Rows from a dataset of charts and code:
┄┄┄┄┄┄

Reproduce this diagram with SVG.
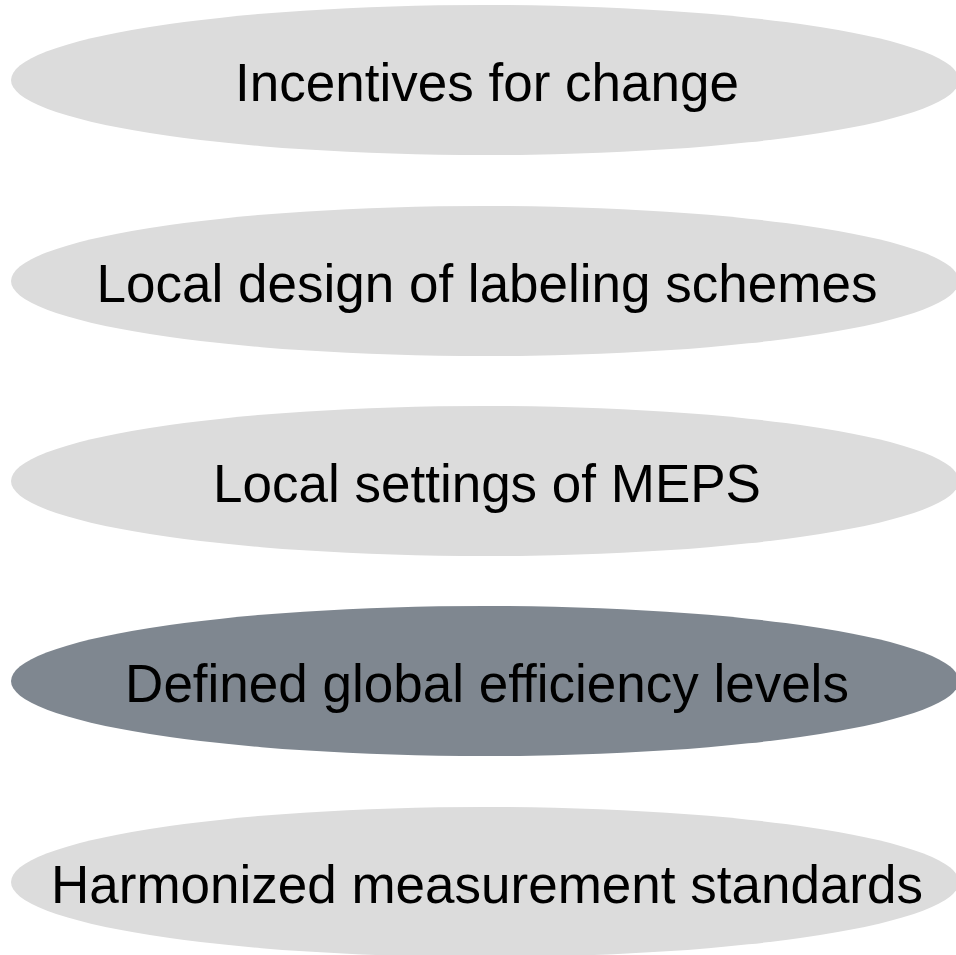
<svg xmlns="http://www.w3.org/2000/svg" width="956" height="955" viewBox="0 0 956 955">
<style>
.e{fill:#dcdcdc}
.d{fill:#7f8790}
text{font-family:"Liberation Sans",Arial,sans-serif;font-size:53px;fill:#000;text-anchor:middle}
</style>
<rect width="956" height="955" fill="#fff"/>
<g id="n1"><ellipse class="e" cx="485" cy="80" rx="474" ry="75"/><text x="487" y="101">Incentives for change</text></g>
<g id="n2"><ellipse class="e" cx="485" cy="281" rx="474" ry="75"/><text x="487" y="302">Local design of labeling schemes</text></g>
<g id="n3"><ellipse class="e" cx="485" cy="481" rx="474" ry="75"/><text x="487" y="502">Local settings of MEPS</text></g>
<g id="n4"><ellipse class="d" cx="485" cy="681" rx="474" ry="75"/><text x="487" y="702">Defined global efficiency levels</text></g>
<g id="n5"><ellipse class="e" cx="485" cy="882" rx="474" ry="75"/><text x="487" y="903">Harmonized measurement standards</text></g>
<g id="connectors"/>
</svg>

┄┄┄┄┄┄

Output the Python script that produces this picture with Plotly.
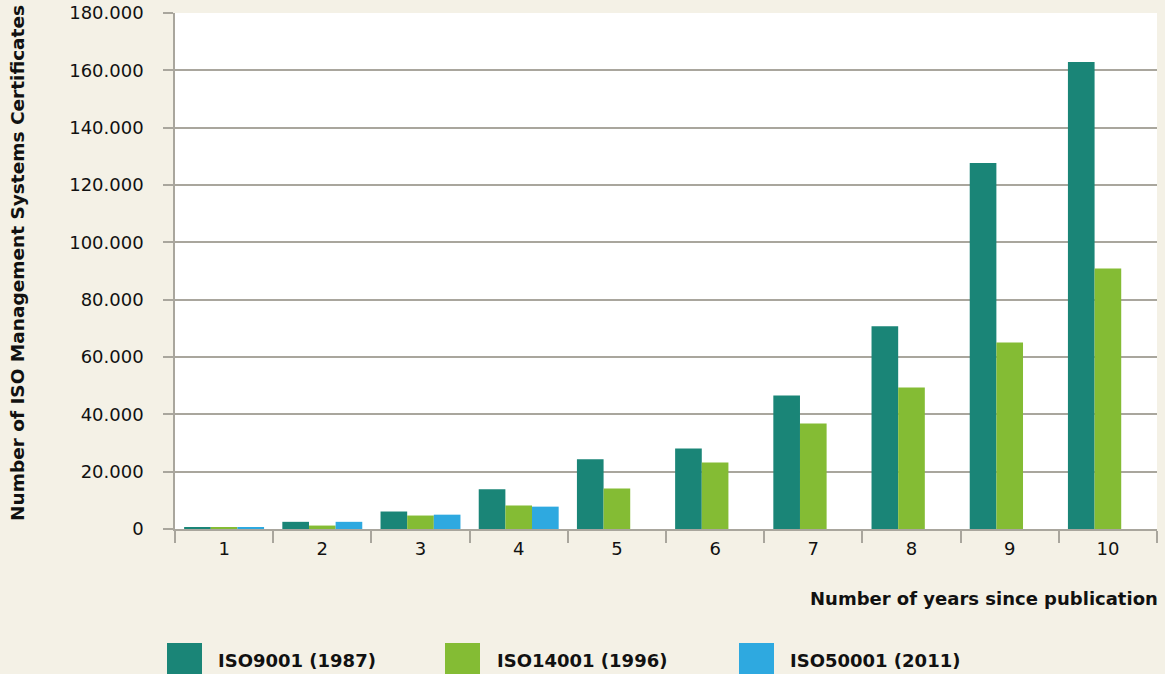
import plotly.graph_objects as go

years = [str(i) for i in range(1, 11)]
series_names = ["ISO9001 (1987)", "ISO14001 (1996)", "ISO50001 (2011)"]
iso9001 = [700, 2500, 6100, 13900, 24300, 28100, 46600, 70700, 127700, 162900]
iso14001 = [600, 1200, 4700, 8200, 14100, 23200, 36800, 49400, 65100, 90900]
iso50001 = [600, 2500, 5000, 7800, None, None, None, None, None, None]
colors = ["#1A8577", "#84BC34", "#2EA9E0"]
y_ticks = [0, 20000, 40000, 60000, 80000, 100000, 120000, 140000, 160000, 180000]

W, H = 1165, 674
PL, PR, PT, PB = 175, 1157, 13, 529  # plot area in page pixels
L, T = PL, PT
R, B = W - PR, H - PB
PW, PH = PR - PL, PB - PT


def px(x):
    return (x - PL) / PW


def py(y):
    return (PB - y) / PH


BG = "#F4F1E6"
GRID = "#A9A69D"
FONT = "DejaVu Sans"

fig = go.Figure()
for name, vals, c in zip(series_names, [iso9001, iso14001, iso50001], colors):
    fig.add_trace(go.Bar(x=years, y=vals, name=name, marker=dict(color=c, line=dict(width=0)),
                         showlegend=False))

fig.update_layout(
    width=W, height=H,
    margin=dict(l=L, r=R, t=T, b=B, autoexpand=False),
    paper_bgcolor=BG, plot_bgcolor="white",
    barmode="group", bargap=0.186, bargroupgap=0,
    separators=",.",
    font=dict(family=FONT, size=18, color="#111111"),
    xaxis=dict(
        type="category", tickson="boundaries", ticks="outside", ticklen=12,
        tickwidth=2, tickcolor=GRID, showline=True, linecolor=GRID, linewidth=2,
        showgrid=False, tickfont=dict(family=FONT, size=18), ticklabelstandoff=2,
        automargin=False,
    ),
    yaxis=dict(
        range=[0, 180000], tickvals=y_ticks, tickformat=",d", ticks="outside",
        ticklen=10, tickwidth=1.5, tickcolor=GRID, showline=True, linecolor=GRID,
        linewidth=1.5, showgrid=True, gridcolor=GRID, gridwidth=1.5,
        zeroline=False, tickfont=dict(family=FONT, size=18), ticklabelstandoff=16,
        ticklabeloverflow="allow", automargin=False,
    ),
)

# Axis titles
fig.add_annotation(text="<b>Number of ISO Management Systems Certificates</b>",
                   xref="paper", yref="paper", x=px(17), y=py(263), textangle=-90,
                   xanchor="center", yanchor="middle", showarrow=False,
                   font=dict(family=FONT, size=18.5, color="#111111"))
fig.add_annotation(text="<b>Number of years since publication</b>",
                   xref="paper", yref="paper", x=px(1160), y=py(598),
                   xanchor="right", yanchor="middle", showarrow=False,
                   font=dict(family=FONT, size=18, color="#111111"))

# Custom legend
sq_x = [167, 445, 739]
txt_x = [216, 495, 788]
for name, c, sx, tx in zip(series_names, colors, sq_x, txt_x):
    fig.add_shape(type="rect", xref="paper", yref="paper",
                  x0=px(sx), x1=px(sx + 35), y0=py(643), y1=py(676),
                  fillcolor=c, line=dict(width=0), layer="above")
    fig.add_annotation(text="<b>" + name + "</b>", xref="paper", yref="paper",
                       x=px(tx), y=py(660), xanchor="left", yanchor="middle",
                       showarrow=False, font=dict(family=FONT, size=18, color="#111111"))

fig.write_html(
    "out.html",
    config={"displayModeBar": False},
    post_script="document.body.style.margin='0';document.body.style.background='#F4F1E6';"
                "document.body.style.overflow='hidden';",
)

┄┄┄┄┄┄

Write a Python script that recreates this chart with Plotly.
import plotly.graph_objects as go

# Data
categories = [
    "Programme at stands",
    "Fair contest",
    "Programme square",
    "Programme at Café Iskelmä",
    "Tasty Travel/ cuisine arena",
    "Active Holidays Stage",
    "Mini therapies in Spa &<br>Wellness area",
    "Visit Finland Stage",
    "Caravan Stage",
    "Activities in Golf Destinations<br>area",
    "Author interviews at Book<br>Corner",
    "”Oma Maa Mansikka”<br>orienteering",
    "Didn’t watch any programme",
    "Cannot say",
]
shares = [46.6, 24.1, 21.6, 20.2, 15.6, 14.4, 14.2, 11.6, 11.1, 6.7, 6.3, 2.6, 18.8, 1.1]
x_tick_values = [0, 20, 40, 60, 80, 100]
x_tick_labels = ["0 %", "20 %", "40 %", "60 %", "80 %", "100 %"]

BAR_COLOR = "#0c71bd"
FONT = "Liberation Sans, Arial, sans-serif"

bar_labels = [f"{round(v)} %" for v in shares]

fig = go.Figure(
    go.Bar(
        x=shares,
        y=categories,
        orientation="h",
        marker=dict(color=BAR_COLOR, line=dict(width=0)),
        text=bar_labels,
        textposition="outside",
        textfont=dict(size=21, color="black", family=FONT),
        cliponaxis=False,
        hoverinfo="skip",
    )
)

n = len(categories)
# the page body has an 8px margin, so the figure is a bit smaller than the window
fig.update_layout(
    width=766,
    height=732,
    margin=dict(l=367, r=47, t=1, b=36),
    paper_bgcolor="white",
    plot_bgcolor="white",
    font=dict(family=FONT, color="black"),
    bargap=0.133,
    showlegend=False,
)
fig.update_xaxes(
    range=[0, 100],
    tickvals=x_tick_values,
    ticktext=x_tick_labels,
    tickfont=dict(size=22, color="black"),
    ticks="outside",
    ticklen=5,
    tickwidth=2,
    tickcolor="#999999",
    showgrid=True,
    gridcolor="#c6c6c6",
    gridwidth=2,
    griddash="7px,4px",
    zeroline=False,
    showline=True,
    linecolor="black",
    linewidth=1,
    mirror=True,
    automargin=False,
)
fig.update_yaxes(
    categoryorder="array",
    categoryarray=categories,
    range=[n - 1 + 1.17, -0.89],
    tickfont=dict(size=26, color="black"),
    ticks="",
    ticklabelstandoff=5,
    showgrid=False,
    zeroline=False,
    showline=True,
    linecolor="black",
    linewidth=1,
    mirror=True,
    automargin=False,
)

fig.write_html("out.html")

┄┄┄┄┄┄

WRITTEN EXERCISE:
Go to the line containing "Output the Python" and copy exactly from there through the line containing "showlegend=False))", both included, and nothing more. Pictures are excluded.

RESULT OF THIS TASK:
Output the Python script that produces this picture with Plotly.
import plotly.graph_objects as go

years = [str(i) for i in range(1, 11)]
series_names = ["ISO9001 (1987)", "ISO14001 (1996)", "ISO50001 (2011)"]
iso9001 = [700, 2500, 6100, 13900, 24300, 28100, 46600, 70700, 127700, 162900]
iso14001 = [600, 1200, 4700, 8200, 14100, 23200, 36800, 49400, 65100, 90900]
iso50001 = [600, 2500, 5000, 7800, None, None, None, None, None, None]
colors = ["#1A8577", "#84BC34", "#2EA9E0"]
y_ticks = [0, 20000, 40000, 60000, 80000, 100000, 120000, 140000, 160000, 180000]

W, H = 1165, 674
PL, PR, PT, PB = 175, 1157, 13, 529  # plot area in page pixels
L, T = PL, PT
R, B = W - PR, H - PB
PW, PH = PR - PL, PB - PT


def px(x):
    return (x - PL) / PW


def py(y):
    return (PB - y) / PH


BG = "#F4F1E6"
GRID = "#A9A69D"
FONT = "DejaVu Sans"

fig = go.Figure()
for name, vals, c in zip(series_names, [iso9001, iso14001, iso50001], colors):
    fig.add_trace(go.Bar(x=years, y=vals, name=name, marker=dict(color=c, line=dict(width=0)),
                         showlegend=False))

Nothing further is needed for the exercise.